Not that I didn't once have a brown skirt. Some years ago, using a pattern from Burda Easy I had sewn up a skirt in antiqued pleather with a bronzy leaf pattern on it. But as you only get what you pay for, it has now lost all its sheen and, cracked and shabby, joined the 'rack of shame' with other overloved items I can't bear to let go.

(I just read that hoarding is a possible sign of impending dementia. If that doesn't motivate me to donate half my closet to charity, what will?)

 In better days...

So, I realized that I would get a lot more wear from my chocolate-brown genuine-leather jacket, brown tights, brown turtleneck, brown shoes, brown boots, and various blouses with brown notes, not to mention my Bobbi Brown lipsticks :) if I filled in the gap with a new hard-ass brown skirt.

All I could find was crocodile pleather. Now, frankly, there are a lot of textures I find alluring, but generic man-eating reptile isn't one of them.

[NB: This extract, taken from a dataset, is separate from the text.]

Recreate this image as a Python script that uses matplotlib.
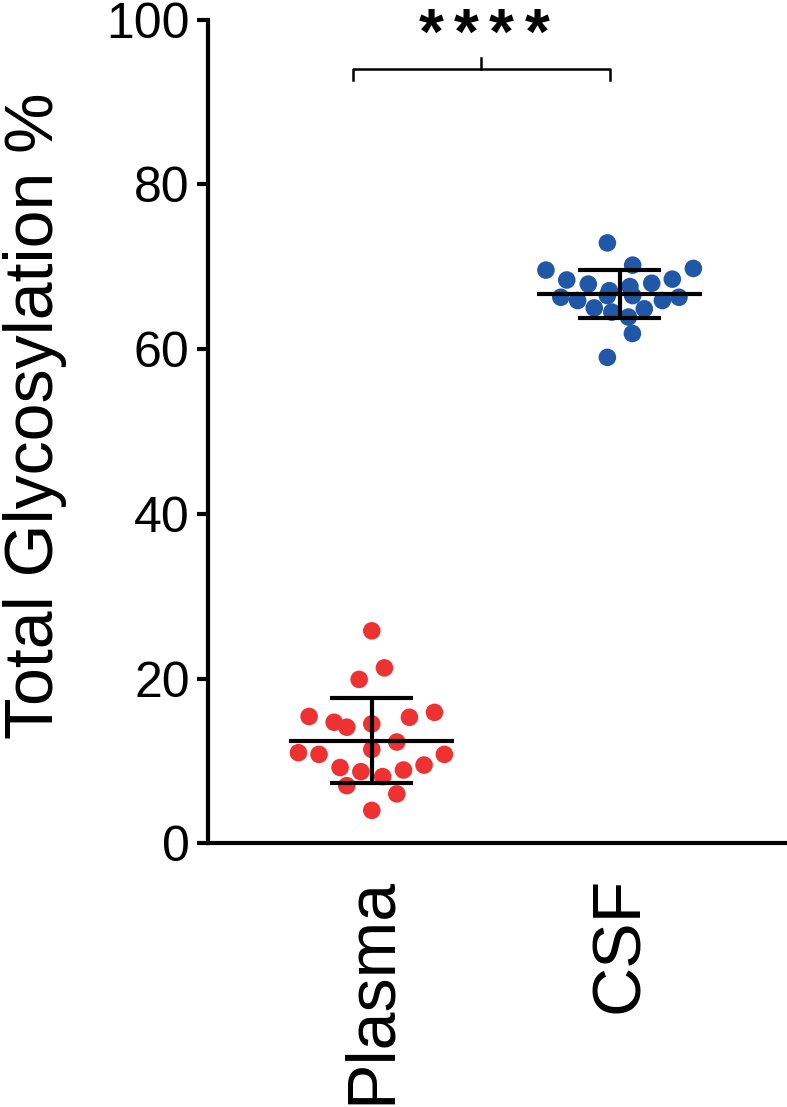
import numpy as np
import matplotlib
matplotlib.use("Agg")
import matplotlib.pyplot as plt

plt.rcParams['font.family'] = ['Liberation Sans', 'DejaVu Sans']

groups = ["Plasma", "CSF"]
colors = ["#EE3131", "#2057A7"]

plasma = [25.8, 21.3, 19.9, 15.4, 14.7, 14.1, 14.5, 15.3, 15.9, 12.3, 11.0,
          10.8, 11.4, 10.8, 9.2, 8.7, 8.1, 8.9, 9.5, 7.0, 6.0, 4.0]
plasma_jitter = [0, 0.051, -0.051, -0.253, -0.152, -0.101, 0, 0.152, 0.253, 0.101, -0.296,
                 -0.213, 0, 0.293, -0.128, -0.044, 0.044, 0.128, 0.211, -0.101, 0.101, 0]

csf = [72.9, 69.6, 70.2, 69.8, 68.4, 67.9, 67.1, 67.6, 68.0, 68.5, 66.3,
       65.9, 66.5, 66.5, 65.9, 66.3, 65.0, 64.5, 64.9, 63.9, 61.9, 59.0]
csf_jitter = [-0.049, -0.297, 0.053, 0.298, -0.213, -0.126, -0.041, 0.042, 0.130, 0.213, -0.237,
              -0.169, -0.049, 0.053, 0.173, 0.240, -0.102, -0.031, 0.100, 0.036, 0.052, -0.049]

values = [plasma, csf]
jitters = [plasma_jitter, csf_jitter]

fig = plt.figure(figsize=(7.87, 11.07), dpi=100)
ax = fig.add_axes([0.264, 0.2382, 0.736, 0.744])

for i, (vals, jit) in enumerate(zip(values, jitters)):
    ax.scatter(i + np.array(jit), vals, s=160, color=colors[i], edgecolors='none', zorder=2)
    m = np.mean(vals)
    sd = np.std(vals, ddof=1)
    # mean line and SD whiskers
    ax.plot([i - 0.333, i + 0.333], [m, m], color='black', lw=3, zorder=3, solid_capstyle='butt')
    ax.plot([i - 0.167, i + 0.167], [m + sd, m + sd], color='black', lw=3, zorder=3, solid_capstyle='butt')
    ax.plot([i - 0.167, i + 0.167], [m - sd, m - sd], color='black', lw=3, zorder=3, solid_capstyle='butt')
    ax.plot([i, i], [m - sd, m + sd], color='black', lw=3, zorder=3, solid_capstyle='butt')

# significance bracket
ax.plot([-0.075, -0.075, 0.96, 0.96], [92.7, 94.0, 94.0, 92.7], color='black', lw=1.8, clip_on=False)
ax.plot([0.4425, 0.4425], [94.0, 95.3], color='black', lw=1.8, clip_on=False)
for k in range(4):
    ax.text(0.238 + 0.1427 * k, 95.9, "*", ha='center', va='baseline', fontsize=46,
            fontweight='bold', clip_on=False)

ax.set_xlim(-0.662, 1.676)
ax.set_ylim(0, 100)
ax.set_yticks([0, 20, 40, 60, 80, 100])
ax.set_xticks([0, 1])
ax.set_xticklabels(groups, rotation=90, fontsize=49)
ax.tick_params(axis='x', length=0, pad=24)
ax.tick_params(axis='y', length=8, width=3, labelsize=36, pad=5)
ax.set_ylabel("Total Glycosylation %", fontsize=49)
ax.yaxis.set_label_coords(-0.243, 0.519)

for s in ['top', 'right']:
    ax.spines[s].set_visible(False)
for s in ['left', 'bottom']:
    ax.spines[s].set_linewidth(3)

fig.savefig("out.png", dpi=100)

Still, that was what I could find. So I used the same Burda Easy pattern as above, (eliminating pockets, bows, etc. and leaving off any facing, but attaching the lining to the upper edge and turning down. The outer 'fabric' was too substantial to include facings with darts as well as lining.)
and with some care, produced a new skirt for wintry, wettish weather. And here's a better shot of the 'crocodile' finish:

Here I am, above, in Nyon, committed to lunch  a la croc. with friends(Please ignore Nyon's weird orange street planters. It's a charming town otherwise, with a Roman Museum, lots of music and film festivals and very friendly people.)
 I made the skirt slightly longer than before to accommodate high heels on occasion. The skirt also had to be carefully calibrated at the sides, so as not to be left ripping out seams. Below is the fitting progress of a side seam at the butt level to find the best fit using what is, basically, fancy plastic. I pegged the skirt in at the hem one inch on each side. Glueing the hem up three inches wa also a bit of an experiment. The first glue was too liquid and in the end, a variety of Elmer's worked best.

Sunday, November 16, 2014

Back at the machine! Burda 2-2012-117A, the much-beloved black knit cheongsam dress for me, at last!

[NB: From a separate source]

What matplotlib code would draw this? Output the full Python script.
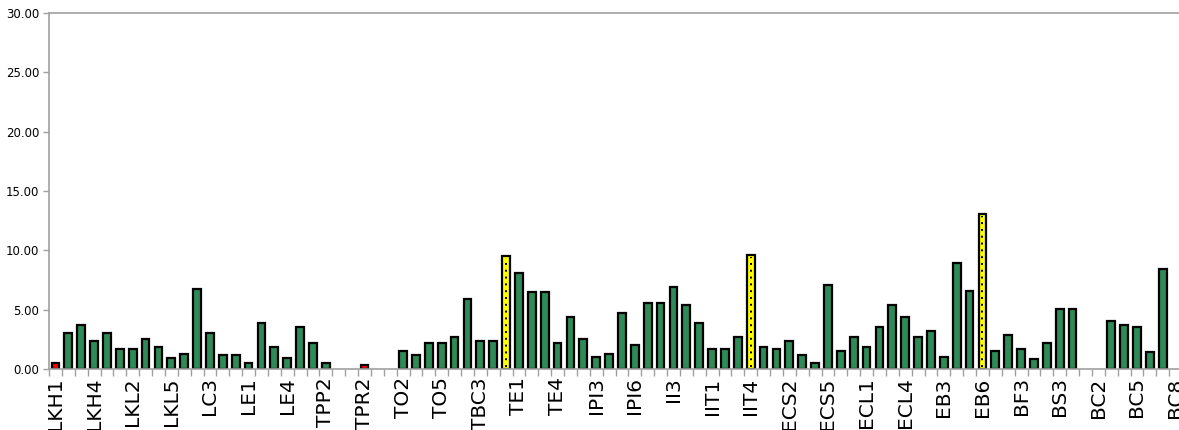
import numpy as np
import matplotlib
matplotlib.use("Agg")
import matplotlib.pyplot as plt

labels = [
    "LKH1", "LKH2", "LKH3", "LKH4", "LKH5", "LKL1", "LKL2", "LKL3", "LKL4", "LKL5",
    "LC1", "LC2", "LC3", "LC4", "LC5", "LE1", "LE2", "LE3", "LE4", "LE5",
    "TPP1", "TPP2", "TPP3", "TPR1", "TPR2", "TPR3", "TO1", "TO2", "TO3", "TO4",
    "TO5", "TBC1", "TBC2", "TBC3", "TBC4", "TBC5", "TE1", "TE2", "TE3", "TE4",
    "IPI1", "IPI2", "IPI3", "IPI4", "IPI5", "IPI6", "II1", "II2", "II3", "II4",
    "II5", "IIT1", "IIT2", "IIT3", "IIT4", "IIT5", "ECS1", "ECS2", "ECS3", "ECS4",
    "ECS5", "ECS6", "ECS7", "ECL1", "ECL2", "ECL3", "ECL4", "EB1", "EB2", "EB3",
    "EB4", "EB5", "EB6", "BF1", "BF2", "BF3", "BS1", "BS2", "BS3", "BS4",
    "BC1", "BC2", "BC3", "BC4", "BC5", "BC6", "BC7", "BC8",
]

values = [
    0.5, 3.0, 3.7, 2.4, 3.0, 1.7, 1.7, 2.55, 1.85, 0.9,
    1.3, 6.75, 3.0, 1.2, 1.2, 0.5, 3.85, 1.85, 0.9, 3.55,
    2.2, 0.5, 0.0, 0.0, 0.35, 0.0, 0.0, 1.55, 1.2, 2.2,
    2.2, 2.7, 5.9, 2.4, 2.4, 9.5, 8.1, 6.45, 6.45, 2.2,
    4.4, 2.5, 1.0, 1.3, 4.7, 2.0, 5.6, 5.6, 6.9, 5.4,
    3.9, 1.7, 1.7, 2.7, 9.6, 1.85, 1.7, 2.4, 1.2, 0.5,
    7.1, 1.55, 2.7, 1.85, 3.55, 5.4, 4.4, 2.7, 3.2, 1.0,
    8.95, 6.6, 13.05, 1.55, 2.9, 1.7, 0.85, 2.2, 5.05, 5.05,
    0.0, 0.0, 4.05, 3.75, 3.55, 1.4, 8.45, 0.0,
]

red_items = ["LKH1", "TPR2"]
yellow_items = ["TBC5", "IIT4", "EB6"]

y_ticks = [0, 5, 10, 15, 20, 25, 30]

fig = plt.figure(figsize=(11.79, 4.30), dpi=100)
# axis runs a little past the right edge of the picture
ax = fig.add_axes([49 / 1179, 61 / 430, 1133 / 1179, 356 / 430])

x = np.arange(len(labels))
vals = np.array(values)
colors = []
for name in labels:
    if name in red_items:
        colors.append("#ff0000")
    elif name in yellow_items:
        colors.append("#ffff00")
    else:
        colors.append("#2e8b57")

# empty categories get no bar at all
keep = vals > 0
ax.bar(x[keep], vals[keep], width=0.6, color=np.array(colors)[keep],
       edgecolor="black", linewidth=1.6, zorder=2)

# dotted pattern inside the yellow bars
idx_y = [labels.index(n) for n in yellow_items]
ax.vlines(x[idx_y], 0.15, vals[idx_y] - 0.15,
          colors="black", linestyles=(0, (1, 2.5)), linewidth=1.4, zorder=3)

ax.set_xlim(-0.5, len(labels) - 0.5)
ax.set_ylim(0, 30)

ax.set_yticks(y_ticks)
ax.set_yticklabels([f"{v:.2f}" for v in y_ticks], fontsize=8.5)

ax.set_xticks(x[::3])
ax.set_xticklabels(labels[::3], rotation=90, fontsize=14.5)
ax.set_xticks(np.arange(-0.5, len(labels), 1), minor=True)
ax.tick_params(axis="x", which="major", length=0, pad=6)
ax.tick_params(axis="x", which="minor", length=5, color="#a0a0a0", width=1)
ax.tick_params(axis="y", length=4, color="#a0a0a0", width=1, pad=3)

for side in ["left", "bottom", "top"]:
    ax.spines[side].set_color("#a0a0a0")
    ax.spines[side].set_linewidth(1.2)
ax.spines["right"].set_visible(False)

fig.savefig("out.png", dpi=100)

Whew, I've been AWOL for a while! One reason was the coming of the third newborn in our circle of family and friends in a row, necessitating yet another baby sweater in a lighter blue than the navy and pink one. No surprises here, but each one this summer was a labor of love and each a better rendition of this Elizabeth Zimmerman classic design that expands as the baby grows;

Then something for myself. I rarely make a design twice but I was quite frustrated that my earlier multi-blue version of the cheongsam knit dress didn't turn out so well, plus its combination of colorblocking made it a summer staple at best. So I ran up a black version in a thick black doubleknit that really was satisfying to work with compared to the cotton and viscose materials I used for the blue.
I've already worn this into London for a quick visit to the children and to a Sunday lunch today. A very versatile dress that I can highly recommend as the perfect LBD to dress up or down.